**Task details**
Using the listing below, extract each line that has the word "this" in it.

**Given data**
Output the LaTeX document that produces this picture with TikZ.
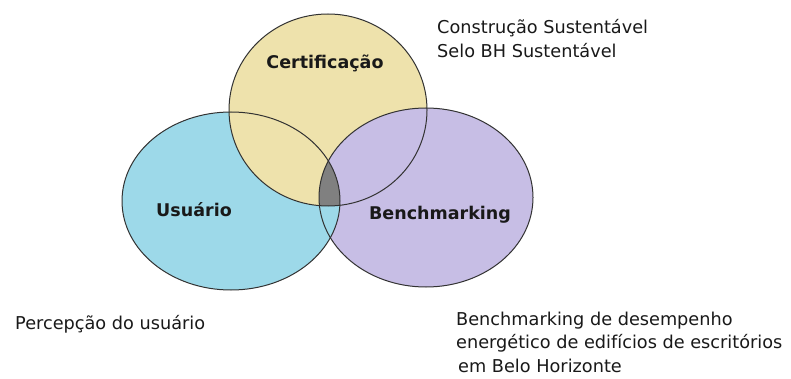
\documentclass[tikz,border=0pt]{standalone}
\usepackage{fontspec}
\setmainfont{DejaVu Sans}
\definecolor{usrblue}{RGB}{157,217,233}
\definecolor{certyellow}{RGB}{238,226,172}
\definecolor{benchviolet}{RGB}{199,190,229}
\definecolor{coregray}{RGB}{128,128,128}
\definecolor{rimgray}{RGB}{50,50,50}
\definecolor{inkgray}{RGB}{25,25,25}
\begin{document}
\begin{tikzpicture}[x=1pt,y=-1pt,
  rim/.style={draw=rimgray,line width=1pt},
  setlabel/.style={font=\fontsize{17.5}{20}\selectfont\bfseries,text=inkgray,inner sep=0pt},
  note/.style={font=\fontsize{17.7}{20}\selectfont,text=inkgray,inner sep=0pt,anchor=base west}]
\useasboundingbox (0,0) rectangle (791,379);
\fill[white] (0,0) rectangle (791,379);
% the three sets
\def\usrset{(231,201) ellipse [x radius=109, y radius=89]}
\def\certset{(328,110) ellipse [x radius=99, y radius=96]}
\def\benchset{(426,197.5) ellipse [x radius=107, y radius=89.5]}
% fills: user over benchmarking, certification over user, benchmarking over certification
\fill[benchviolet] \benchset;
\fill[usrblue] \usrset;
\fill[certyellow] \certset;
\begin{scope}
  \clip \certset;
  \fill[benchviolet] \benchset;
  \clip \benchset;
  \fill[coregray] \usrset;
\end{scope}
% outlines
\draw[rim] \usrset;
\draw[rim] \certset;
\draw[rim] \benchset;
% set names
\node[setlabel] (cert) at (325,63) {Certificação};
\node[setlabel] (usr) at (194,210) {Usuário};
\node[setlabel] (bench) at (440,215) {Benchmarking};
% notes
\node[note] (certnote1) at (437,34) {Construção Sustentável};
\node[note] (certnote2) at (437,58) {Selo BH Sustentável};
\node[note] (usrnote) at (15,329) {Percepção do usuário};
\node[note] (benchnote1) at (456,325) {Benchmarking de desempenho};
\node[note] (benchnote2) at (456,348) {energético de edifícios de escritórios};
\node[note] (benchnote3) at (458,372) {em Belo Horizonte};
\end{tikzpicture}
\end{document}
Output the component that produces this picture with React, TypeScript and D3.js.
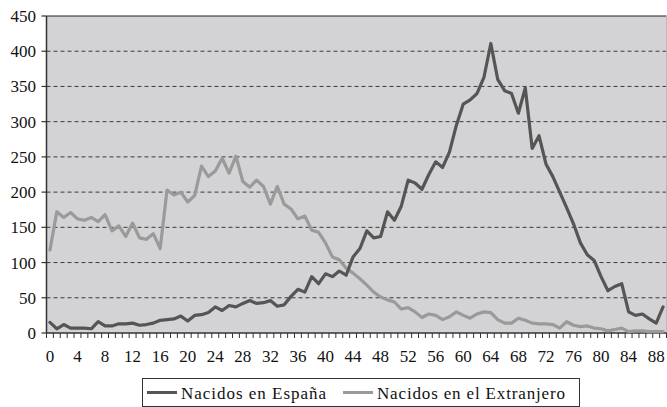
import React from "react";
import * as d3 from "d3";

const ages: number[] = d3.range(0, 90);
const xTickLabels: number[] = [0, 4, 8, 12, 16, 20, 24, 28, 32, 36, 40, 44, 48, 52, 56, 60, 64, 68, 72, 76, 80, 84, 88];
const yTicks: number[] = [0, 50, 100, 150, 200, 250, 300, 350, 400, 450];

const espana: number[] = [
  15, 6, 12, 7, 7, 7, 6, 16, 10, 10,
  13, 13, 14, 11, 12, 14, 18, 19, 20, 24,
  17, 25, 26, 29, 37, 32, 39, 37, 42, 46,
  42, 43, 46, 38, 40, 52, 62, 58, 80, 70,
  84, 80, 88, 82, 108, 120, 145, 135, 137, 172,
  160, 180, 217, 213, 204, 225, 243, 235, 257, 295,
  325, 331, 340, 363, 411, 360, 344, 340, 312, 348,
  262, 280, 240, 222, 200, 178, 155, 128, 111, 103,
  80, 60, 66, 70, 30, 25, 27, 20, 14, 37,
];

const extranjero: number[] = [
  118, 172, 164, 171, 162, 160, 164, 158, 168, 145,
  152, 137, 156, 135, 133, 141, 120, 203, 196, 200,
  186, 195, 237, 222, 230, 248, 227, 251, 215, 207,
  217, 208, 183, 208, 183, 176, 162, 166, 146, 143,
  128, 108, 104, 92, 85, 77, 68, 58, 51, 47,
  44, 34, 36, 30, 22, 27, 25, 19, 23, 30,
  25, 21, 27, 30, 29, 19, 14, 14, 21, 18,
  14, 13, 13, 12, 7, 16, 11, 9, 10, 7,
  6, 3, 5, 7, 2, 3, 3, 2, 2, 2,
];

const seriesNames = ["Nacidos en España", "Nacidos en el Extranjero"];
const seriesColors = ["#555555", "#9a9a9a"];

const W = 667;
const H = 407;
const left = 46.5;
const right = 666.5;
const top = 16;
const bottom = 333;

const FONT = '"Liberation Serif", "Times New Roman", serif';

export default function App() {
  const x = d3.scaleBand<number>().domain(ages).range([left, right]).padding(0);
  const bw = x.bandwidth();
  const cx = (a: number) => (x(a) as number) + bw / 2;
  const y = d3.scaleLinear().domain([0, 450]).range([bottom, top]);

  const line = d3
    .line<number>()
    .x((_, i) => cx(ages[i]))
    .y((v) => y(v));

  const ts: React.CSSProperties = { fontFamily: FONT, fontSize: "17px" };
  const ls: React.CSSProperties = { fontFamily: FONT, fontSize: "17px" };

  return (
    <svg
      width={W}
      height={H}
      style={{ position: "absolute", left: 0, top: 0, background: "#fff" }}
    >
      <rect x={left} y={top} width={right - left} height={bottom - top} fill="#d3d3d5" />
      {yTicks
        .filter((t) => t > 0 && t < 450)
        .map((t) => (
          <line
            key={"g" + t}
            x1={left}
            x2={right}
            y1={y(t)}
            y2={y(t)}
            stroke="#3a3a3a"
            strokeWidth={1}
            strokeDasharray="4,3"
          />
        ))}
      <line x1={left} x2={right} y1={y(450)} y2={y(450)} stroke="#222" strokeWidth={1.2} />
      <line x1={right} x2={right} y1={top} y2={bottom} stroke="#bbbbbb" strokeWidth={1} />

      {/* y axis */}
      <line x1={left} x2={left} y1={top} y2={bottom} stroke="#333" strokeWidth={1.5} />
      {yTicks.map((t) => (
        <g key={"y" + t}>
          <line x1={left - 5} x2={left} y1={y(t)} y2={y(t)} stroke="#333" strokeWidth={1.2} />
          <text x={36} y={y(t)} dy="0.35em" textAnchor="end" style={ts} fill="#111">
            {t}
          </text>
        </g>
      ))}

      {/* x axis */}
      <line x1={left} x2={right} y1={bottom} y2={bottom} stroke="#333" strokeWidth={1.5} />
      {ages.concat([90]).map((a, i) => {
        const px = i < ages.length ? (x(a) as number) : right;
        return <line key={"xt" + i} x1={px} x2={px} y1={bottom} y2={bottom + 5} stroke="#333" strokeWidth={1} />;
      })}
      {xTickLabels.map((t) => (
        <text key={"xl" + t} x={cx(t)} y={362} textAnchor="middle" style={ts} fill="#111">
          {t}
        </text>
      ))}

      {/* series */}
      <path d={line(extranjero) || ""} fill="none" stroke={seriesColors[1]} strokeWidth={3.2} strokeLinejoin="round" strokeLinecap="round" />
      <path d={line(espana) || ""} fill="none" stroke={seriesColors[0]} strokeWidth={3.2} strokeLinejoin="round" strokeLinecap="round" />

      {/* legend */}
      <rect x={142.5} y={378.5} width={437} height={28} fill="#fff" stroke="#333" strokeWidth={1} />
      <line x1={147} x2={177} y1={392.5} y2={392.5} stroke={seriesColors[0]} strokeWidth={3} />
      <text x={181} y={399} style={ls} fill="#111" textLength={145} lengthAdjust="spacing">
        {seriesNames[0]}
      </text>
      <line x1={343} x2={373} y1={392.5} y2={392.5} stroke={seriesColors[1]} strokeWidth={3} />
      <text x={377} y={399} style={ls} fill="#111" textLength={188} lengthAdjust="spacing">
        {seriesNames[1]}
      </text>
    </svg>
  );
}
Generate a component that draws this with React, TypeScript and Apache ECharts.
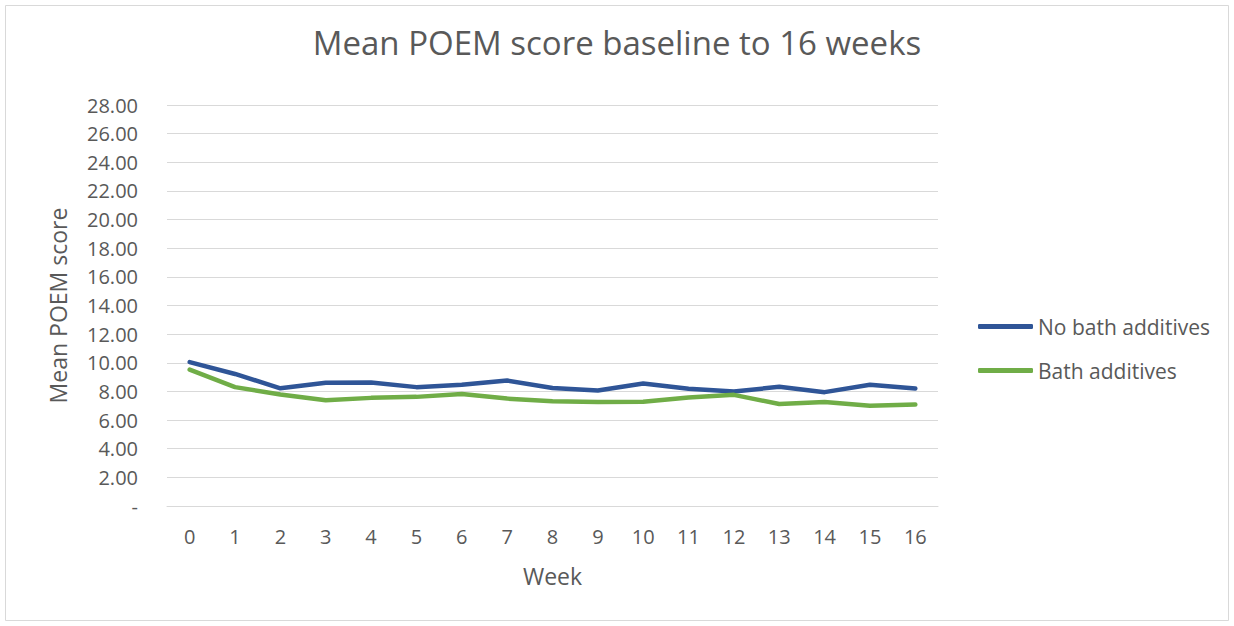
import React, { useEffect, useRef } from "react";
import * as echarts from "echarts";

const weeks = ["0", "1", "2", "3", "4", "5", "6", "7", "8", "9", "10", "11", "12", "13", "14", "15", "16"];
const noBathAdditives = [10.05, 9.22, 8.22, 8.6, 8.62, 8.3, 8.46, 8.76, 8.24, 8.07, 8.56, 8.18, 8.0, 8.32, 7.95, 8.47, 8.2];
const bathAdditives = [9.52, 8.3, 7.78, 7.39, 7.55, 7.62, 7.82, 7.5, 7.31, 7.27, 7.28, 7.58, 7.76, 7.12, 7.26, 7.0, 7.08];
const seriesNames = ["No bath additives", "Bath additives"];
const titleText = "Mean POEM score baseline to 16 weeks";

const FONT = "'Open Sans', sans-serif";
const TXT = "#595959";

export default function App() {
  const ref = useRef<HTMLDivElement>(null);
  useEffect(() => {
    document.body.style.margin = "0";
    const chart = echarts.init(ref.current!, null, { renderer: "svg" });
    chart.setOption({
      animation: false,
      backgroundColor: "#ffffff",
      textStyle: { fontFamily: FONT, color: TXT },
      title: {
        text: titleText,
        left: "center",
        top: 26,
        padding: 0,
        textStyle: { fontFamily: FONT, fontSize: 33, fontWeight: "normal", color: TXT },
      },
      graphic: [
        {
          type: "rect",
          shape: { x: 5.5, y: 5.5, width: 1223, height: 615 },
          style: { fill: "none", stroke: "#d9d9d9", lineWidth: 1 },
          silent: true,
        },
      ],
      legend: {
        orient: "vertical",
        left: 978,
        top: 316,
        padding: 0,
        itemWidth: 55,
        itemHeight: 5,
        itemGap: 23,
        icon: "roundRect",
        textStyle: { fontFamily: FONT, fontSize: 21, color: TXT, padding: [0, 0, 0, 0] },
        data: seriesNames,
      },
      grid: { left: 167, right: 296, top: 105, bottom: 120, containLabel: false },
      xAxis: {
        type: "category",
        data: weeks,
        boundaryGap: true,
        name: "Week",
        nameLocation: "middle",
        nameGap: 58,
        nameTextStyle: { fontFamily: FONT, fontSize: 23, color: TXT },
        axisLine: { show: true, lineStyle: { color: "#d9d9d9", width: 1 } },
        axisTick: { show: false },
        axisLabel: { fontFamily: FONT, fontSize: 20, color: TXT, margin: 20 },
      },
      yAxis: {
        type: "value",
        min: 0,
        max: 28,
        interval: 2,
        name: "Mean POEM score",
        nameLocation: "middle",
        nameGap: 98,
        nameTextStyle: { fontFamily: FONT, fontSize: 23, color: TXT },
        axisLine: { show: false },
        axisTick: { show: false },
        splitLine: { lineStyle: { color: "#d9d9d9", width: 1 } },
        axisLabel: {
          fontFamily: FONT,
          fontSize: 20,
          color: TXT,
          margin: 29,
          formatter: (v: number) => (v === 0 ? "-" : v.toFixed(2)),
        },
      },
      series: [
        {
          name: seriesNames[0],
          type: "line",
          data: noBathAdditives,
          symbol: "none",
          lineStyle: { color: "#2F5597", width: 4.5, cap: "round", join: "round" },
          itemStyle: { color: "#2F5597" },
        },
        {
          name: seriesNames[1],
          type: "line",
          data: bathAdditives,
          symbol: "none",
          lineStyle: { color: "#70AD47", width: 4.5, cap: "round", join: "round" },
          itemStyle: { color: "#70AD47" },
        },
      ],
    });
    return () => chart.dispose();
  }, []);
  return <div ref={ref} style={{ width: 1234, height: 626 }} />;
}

**Reply to the exercise**
Output the LaTeX document that produces this picture with TikZ.
Output the component that produces this picture with React, TypeScript and D3.js.
Generate a component that draws this with React, TypeScript and Apache ECharts.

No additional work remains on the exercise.